• Instruction:
Nothing in the data should change when you return it, but leave the pictures out.

Start of Supplied material

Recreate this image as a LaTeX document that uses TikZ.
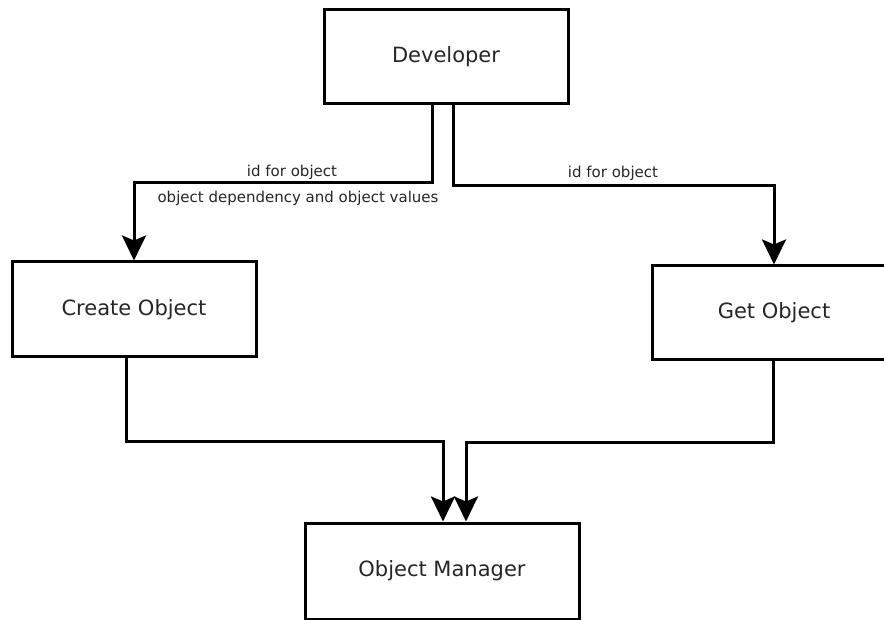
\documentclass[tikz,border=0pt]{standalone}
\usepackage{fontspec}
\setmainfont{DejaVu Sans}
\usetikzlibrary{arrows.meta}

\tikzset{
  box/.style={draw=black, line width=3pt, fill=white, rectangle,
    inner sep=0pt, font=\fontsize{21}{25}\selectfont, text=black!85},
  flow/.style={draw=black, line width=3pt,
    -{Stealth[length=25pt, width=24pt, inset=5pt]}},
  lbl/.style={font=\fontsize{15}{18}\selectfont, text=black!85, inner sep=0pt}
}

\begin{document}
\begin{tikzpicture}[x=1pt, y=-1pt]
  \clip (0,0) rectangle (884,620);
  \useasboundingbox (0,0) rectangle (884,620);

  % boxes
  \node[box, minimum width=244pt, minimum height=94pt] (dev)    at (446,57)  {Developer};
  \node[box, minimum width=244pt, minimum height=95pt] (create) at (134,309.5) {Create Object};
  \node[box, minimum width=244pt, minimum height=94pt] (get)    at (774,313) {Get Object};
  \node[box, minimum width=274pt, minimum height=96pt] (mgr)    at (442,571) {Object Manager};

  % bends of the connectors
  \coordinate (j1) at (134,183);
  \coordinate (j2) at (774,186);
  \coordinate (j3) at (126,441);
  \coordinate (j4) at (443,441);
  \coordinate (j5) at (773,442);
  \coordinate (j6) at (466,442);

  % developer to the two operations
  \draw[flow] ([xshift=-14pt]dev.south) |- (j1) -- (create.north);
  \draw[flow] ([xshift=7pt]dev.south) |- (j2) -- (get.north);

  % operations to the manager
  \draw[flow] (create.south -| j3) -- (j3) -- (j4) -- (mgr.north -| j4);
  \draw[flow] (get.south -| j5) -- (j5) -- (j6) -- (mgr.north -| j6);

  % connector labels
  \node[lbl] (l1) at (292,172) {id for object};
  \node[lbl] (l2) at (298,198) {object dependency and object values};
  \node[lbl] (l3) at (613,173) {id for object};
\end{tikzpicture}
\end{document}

End of Supplied material

• Response to the task:
Recreate this image as a LaTeX document that uses TikZ.
\documentclass[tikz,border=0pt]{standalone}
\usepackage{fontspec}
\setmainfont{DejaVu Sans}
\usetikzlibrary{arrows.meta}

\tikzset{
  box/.style={draw=black, line width=3pt, fill=white, rectangle,
    inner sep=0pt, font=\fontsize{21}{25}\selectfont, text=black!85},
  flow/.style={draw=black, line width=3pt,
    -{Stealth[length=25pt, width=24pt, inset=5pt]}},
  lbl/.style={font=\fontsize{15}{18}\selectfont, text=black!85, inner sep=0pt}
}

\begin{document}
\begin{tikzpicture}[x=1pt, y=-1pt]
  \clip (0,0) rectangle (884,620);
  \useasboundingbox (0,0) rectangle (884,620);

  % boxes
  \node[box, minimum width=244pt, minimum height=94pt] (dev)    at (446,57)  {Developer};
  \node[box, minimum width=244pt, minimum height=95pt] (create) at (134,309.5) {Create Object};
  \node[box, minimum width=244pt, minimum height=94pt] (get)    at (774,313) {Get Object};
  \node[box, minimum width=274pt, minimum height=96pt] (mgr)    at (442,571) {Object Manager};

  % bends of the connectors
  \coordinate (j1) at (134,183);
  \coordinate (j2) at (774,186);
  \coordinate (j3) at (126,441);
  \coordinate (j4) at (443,441);
  \coordinate (j5) at (773,442);
  \coordinate (j6) at (466,442);

  % developer to the two operations
  \draw[flow] ([xshift=-14pt]dev.south) |- (j1) -- (create.north);
  \draw[flow] ([xshift=7pt]dev.south) |- (j2) -- (get.north);

  % operations to the manager
  \draw[flow] (create.south -| j3) -- (j3) -- (j4) -- (mgr.north -| j4);
  \draw[flow] (get.south -| j5) -- (j5) -- (j6) -- (mgr.north -| j6);

  % connector labels
  \node[lbl] (l1) at (292,172) {id for object};
  \node[lbl] (l2) at (298,198) {object dependency and object values};
  \node[lbl] (l3) at (613,173) {id for object};
\end{tikzpicture}
\end{document}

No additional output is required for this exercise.